8

Using two Debian servers, I need to setup a strong failover environment for cron jobs that can be only called on one server at a time.

Moving a file in /etc/cron.d should do the trick, but is there a simple HA solution to operate such action ? And if possible not with heartbeat ;)

Falken
  • 1,702
  • 5
  • 18
  • 28
  • For the record, I finally used heartbeat to do the job. There is an easier solution however, if your machines are in the same subnet and can do multicast, I would recommend using ucarp. Much simpler than heartbeat --> http://www.ucarp.org – Falken Oct 06 '09 at 09:23
  • 1
    rcron? Gnubatch? Puppet? – symcbean Mar 08 '14 at 00:58
  • I second rcron. I'm currently using it and have almost the same setup (2 ubuntu servers behind a loadbalancer). – Ali May 02 '16 at 15:54

7 Answers7

5

I think heartbeat / pacemaker would be the best solution, since they can take care a lot of a lot of race conditions, fencing, etc for you in order to ensure the job only runs on one host at a time. It's possible to design something yourself, but it likely won't account for all the scenarios those packages do, and you'll eventually end up replacing most of, if not all, of the wheel.

If you don't really care about such things and you want a simpler setup.
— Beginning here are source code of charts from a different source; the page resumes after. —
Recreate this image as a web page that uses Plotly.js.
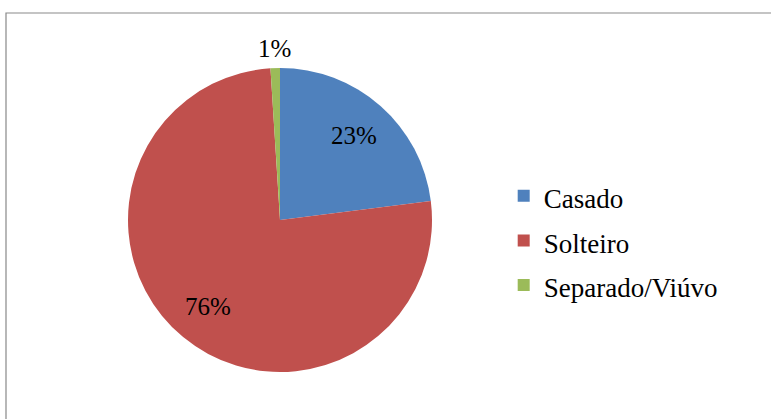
<!DOCTYPE html>
<html>
<head>
<meta charset="utf-8">
<script src="https://cdn.plot.ly/plotly-3.0.1.min.js"></script>
<style>
  html, body { margin: 0; padding: 0; background: #fff; }
  #chart { width: 771px; height: 419px; }
</style>
</head>
<body>
<div id="chart"></div>
<script>
// Estado civil
const categories = ['Casado', 'Solteiro', 'Separado/Viúvo'];
const values = [23, 76, 1];
const colors = ['#4F81BD', '#C0504D', '#9BBB59'];
const labelInside = [true, true, false];

const W = 771, H = 419;
const cx = 280, cy = 220, r = 152;
const serif = 'Liberation Serif, Times New Roman, serif';

const trace = {
  type: 'pie',
  labels: categories.map(c => '<span style="font-size:27px">' + c + '</span>'),
  values: values,
  sort: false,
  direction: 'clockwise',
  rotation: 0,
  marker: { colors: colors, line: { color: '#ffffff', width: 0 } },
  textinfo: 'none',
  hoverinfo: 'label+percent',
  domain: {
    x: [(cx - r) / W, (cx + r) / W],
    y: [(H - cy - r) / H, (H - cy + r) / H]
  }
};

// percentage labels placed at each slice's mid-angle (clockwise from 12 o'clock)
const total = values.reduce((a, b) => a + b, 0);
let cum = 0;
const annotations = values.map((v, i) => {
  const mid = (cum + v / 2) / total;
  cum += v;
  const theta = 2 * Math.PI * mid;
  const k = labelInside[i] ? 0.74 : 1.13;
  const px = cx + k * r * Math.sin(theta);
  const py = cy - k * r * Math.cos(theta);
  return {
    xref: 'paper', yref: 'paper',
    x: px / W, y: (H - py) / H,
    xanchor: 'center', yanchor: 'middle',
    text: Math.round(v / total * 100) + '%',
    showarrow: false,
    font: { family: serif, size: 25, color: '#000000' }
  };
});

const layout = {
  width: W,
  height: H,
  margin: { l: 0, r: 0, t: 0, b: 0 },
  paper_bgcolor: '#ffffff',
  showlegend: true,
  legend: {
    x: 0.6533, xanchor: 'left',
    y: 0.426, yanchor: 'middle',
    font: { family: serif, size: 32, color: '#000000' },
    itemwidth: 30,
    bgcolor: 'rgba(0,0,0,0)'
  },
  annotations: annotations,
  shapes: [{
    type: 'rect', xref: 'paper', yref: 'paper',
    x0: 6 / W, x1: 1.05, y0: -0.05, y1: (H - 13) / H,
    line: { color: '#898989', width: 1.2 },
    fillcolor: 'rgba(0,0,0,0)', layer: 'below'
  }]
};

Plotly.newPlot('chart', [trace], layout, { displayModeBar: false, staticPlot: true });
</script>
</body>
</html>
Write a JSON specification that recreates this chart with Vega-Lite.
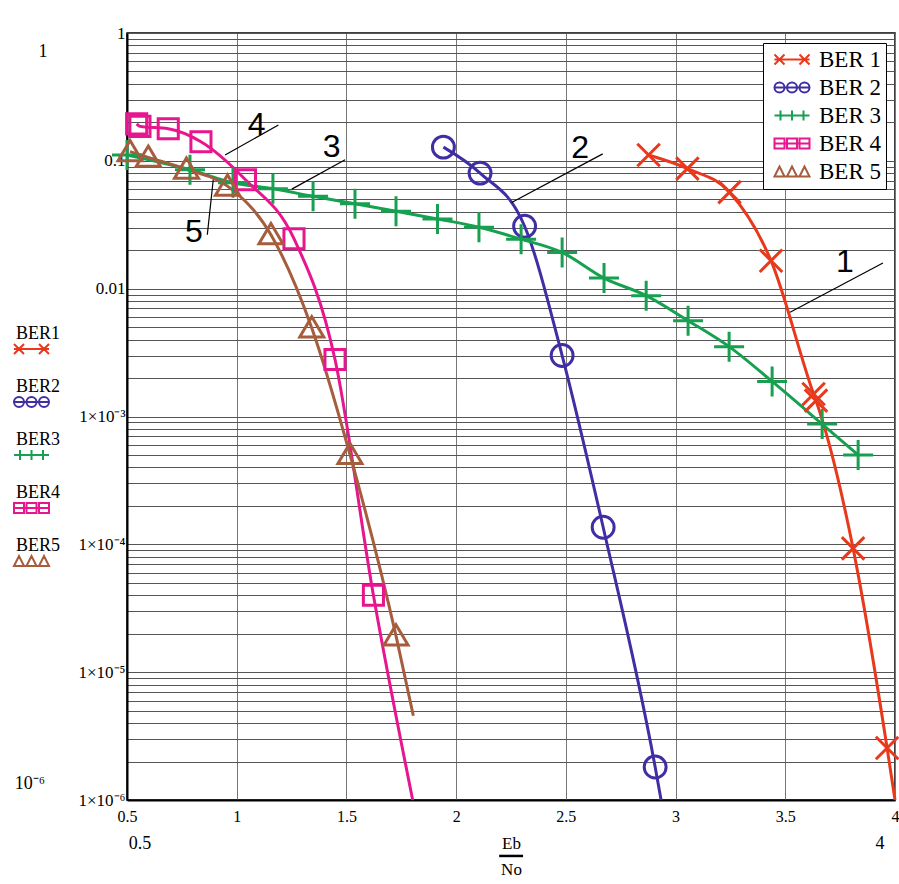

I suggest staggering the cron jobs on the servers by a few minutes. Then when the job starts on the primary it can somehow leave a marker on whatever shared resource the jobs operate on (you don't specify this, so I'm being intentionally vague). If it's a database, they can update a field in a table or if it's on a shared filesystem lock a file.

When the job runs on the second server, it can check for the presence of the marker and abort if it is there.

Kamil Kisiel
  • 12,184
  • 7
  • 48
  • 69
1

Actually there is no solution that is satisfactory in this area. We have tried them all. scripting solutions, cron with heartbeat/pacemaker and more. The only solution, until recently, was a grid solution. naturally this is not what we want seeing as how a grid solution is a bit more than overkill for the scenario.

That's why I started the CronBalancer project. works exactly like a normal cron server except it's distributed, load-balanced and HA (when finished). Currently the first 2 points are finished (beta) and works with a standard crontab file.

the HA framework is in place. all that's left is the signaling needed to determine the fail-over and recovering actions.

http://sourceforge.net/projects/cronbalancer/

chuck

1

I had been using Nagios event handler as a simple solution.

On the NRPE server:

command[check_crond]=/usr/lib64/nagios/plugins/check_procs -c 1: -C crond
command[autostart_crond]=sudo /etc/init.d/crond start
command[stop_crond]=sudo /etc/init.d/crond stop

Don't forget to add the nagios user to the sudoers group:

nagios  ALL=(ALL)   NOPASSWD:/usr/lib64/nagios/plugins/, /etc/init.d/crond

and disable requiretty:

Defaults:nagios !requiretty

On the Nagios server:

services.cfg

define service{
    use                     generic-service
    host_name               cpc_3.145
    service_description     crond
    check_command           check_nrpe!check_crond
    event_handler           autostart_crond!cpc_2.93
    process_perf_data       0
    contact_groups          admin,admin-sms
}

commands.cfg

define command{
    command_name    autostart_crond
    command_line    $USER1$/eventhandlers/autostart_crond.sh $SERVICESTATE$ $SERVICESTATETYPE$ $SERVICEATTEMPT$ $ARG1$
}

autostart_crond.sh

#!/bin/bash

case "$1" in
    OK)
        /usr/local/nagios/libexec/check_nrpe -H $4 -c stop_crond
        ;;
    WARNING)
        ;;
    UNKNOWN)
        /usr/local/nagios/libexec/check_nrpe -H $4 -c autostart_crond
        ;;
    CRITICAL)
        /usr/local/nagios/libexec/check_nrpe -H $4 -c autostart_crond
        ;;
esac

exit 0

but I have switched to use Pacemaker and Corosync since it's the best solution to ensure that the resource only run on one node at a time.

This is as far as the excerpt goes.